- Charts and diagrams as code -
◆ ◆ ◆ ◆

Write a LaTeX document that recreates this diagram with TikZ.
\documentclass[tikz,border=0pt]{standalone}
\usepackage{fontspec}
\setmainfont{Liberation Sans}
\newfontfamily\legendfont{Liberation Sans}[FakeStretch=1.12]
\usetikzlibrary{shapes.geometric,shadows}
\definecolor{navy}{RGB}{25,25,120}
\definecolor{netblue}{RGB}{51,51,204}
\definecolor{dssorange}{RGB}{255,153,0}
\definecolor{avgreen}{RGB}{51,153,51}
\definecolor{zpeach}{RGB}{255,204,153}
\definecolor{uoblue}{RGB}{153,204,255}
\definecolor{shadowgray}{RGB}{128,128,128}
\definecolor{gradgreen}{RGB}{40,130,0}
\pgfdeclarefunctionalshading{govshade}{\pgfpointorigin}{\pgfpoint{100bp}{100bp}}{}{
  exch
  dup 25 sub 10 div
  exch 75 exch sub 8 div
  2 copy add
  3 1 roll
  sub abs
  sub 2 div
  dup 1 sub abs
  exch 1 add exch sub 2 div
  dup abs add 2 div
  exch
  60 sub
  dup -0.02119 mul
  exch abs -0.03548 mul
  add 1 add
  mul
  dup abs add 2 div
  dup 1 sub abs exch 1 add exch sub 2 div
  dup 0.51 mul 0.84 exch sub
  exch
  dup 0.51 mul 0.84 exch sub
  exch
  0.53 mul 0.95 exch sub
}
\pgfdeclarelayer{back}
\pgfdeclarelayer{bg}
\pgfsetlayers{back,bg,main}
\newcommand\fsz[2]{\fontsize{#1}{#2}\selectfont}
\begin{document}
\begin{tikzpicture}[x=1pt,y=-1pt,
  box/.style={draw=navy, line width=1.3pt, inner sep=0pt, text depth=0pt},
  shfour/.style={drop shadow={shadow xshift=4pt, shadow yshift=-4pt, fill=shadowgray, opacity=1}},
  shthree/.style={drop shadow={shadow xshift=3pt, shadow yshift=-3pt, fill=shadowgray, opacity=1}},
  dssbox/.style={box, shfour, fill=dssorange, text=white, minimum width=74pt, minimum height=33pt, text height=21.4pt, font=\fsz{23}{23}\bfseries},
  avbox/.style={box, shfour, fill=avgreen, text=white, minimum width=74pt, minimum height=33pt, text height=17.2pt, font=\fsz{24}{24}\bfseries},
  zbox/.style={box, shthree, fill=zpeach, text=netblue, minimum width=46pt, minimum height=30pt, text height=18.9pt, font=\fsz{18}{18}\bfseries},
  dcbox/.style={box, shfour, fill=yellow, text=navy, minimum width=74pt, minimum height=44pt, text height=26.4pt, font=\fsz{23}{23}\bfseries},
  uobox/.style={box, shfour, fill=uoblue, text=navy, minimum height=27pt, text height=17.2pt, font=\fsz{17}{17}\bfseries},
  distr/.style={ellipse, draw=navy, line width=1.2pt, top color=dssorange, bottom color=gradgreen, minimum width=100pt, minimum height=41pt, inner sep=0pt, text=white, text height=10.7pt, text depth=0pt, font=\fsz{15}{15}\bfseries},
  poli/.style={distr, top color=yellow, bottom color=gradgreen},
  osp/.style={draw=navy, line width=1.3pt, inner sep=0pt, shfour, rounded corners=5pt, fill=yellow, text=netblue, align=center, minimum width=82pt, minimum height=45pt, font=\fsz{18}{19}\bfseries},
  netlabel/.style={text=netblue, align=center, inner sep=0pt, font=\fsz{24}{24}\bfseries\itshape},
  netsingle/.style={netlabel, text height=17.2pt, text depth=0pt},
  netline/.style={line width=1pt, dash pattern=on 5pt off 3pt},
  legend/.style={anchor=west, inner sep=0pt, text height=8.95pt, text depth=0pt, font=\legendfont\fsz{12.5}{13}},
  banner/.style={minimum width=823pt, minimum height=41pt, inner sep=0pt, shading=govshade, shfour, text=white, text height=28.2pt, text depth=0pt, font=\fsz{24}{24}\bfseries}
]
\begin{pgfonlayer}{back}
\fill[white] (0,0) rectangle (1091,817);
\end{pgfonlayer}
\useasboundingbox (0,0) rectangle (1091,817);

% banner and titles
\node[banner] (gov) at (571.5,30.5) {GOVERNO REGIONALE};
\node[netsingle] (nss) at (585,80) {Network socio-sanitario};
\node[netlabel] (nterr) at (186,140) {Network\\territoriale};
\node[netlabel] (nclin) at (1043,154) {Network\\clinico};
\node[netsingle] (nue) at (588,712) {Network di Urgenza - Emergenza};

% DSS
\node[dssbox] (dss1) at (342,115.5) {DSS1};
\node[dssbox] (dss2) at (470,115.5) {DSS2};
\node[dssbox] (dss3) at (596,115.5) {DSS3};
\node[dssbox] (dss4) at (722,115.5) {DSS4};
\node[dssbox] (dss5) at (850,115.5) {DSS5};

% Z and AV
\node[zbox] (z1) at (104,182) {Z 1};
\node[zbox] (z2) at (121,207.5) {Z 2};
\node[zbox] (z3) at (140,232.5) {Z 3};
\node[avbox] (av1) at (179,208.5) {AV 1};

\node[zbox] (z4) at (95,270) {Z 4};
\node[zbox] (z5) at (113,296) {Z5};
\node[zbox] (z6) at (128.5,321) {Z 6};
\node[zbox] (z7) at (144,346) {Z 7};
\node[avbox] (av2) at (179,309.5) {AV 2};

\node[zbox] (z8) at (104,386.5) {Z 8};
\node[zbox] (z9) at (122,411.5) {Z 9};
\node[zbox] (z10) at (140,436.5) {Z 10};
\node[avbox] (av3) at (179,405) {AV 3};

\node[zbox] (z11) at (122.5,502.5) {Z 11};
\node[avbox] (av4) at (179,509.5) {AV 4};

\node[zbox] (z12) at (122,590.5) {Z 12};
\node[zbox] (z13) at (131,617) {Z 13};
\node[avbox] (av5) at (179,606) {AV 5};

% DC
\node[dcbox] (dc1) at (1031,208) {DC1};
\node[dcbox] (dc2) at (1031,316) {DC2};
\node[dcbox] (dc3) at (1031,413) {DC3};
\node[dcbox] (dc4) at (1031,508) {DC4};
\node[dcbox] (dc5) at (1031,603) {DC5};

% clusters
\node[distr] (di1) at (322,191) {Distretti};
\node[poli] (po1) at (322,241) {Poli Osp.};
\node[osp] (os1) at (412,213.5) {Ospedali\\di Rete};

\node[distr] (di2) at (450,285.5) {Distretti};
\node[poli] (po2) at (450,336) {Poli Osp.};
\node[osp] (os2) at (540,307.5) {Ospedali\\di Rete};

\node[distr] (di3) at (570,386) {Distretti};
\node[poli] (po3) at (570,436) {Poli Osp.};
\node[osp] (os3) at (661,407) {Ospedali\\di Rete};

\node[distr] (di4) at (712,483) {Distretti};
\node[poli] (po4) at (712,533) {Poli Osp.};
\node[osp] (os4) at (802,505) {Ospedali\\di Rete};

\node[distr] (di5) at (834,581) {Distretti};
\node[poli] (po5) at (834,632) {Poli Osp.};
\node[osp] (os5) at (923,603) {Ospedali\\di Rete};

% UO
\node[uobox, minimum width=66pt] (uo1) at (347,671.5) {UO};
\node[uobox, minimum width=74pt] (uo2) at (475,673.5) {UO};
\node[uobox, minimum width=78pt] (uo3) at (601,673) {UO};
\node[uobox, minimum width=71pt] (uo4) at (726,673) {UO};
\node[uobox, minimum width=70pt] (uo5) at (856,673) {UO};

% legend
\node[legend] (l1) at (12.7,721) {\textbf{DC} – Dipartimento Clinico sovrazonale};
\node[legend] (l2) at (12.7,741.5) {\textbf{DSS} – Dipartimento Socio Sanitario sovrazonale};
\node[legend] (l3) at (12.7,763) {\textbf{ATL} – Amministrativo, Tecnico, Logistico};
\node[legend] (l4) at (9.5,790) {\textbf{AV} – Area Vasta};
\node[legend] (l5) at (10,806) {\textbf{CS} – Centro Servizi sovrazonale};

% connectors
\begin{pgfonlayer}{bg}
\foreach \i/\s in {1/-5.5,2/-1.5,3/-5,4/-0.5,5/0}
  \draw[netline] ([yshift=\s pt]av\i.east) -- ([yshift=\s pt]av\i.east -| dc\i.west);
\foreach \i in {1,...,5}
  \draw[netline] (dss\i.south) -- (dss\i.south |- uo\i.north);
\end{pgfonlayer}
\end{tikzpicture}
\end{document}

◆ ◆ ◆ ◆

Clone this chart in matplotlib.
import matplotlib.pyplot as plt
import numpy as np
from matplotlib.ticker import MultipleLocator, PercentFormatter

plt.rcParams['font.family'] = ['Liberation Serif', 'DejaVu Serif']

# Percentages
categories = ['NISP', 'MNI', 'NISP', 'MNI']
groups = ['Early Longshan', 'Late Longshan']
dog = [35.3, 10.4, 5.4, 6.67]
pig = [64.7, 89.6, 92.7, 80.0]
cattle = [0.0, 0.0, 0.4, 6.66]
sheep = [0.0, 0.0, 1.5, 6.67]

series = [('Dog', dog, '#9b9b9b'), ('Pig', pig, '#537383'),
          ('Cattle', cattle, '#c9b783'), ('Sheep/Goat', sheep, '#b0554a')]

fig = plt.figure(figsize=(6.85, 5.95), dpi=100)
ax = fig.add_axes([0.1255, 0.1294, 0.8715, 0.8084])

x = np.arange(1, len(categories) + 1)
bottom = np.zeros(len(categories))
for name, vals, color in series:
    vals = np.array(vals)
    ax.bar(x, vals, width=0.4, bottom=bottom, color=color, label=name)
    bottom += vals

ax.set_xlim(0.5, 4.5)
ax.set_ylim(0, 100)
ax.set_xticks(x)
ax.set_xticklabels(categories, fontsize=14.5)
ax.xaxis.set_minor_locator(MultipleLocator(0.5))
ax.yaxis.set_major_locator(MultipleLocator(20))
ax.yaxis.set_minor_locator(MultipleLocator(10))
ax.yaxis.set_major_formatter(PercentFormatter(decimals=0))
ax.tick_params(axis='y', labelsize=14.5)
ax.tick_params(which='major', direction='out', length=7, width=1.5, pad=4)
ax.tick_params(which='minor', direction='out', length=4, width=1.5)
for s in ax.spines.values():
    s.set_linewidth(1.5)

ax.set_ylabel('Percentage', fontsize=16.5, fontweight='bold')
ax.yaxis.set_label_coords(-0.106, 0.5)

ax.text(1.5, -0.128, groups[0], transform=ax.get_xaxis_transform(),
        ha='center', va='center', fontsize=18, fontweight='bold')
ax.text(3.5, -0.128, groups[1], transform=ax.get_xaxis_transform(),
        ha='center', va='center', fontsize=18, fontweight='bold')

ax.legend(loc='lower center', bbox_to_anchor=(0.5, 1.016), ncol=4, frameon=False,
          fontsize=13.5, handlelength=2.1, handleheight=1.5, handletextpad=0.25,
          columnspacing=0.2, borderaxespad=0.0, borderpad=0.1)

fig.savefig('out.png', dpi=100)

◆ ◆ ◆ ◆

- What you need to do -
Repeat word for word the lines from the line containing "Clone this chart in matplotlib." to the line containing "plt.rcParams['font.family'] = ['Liberation", both lines included; nothing else should appear.

- The reply -
Clone this chart in matplotlib.
import matplotlib.pyplot as plt
import numpy as np
from matplotlib.ticker import MultipleLocator, PercentFormatter

plt.rcParams['font.family'] = ['Liberation Serif', 'DejaVu Serif']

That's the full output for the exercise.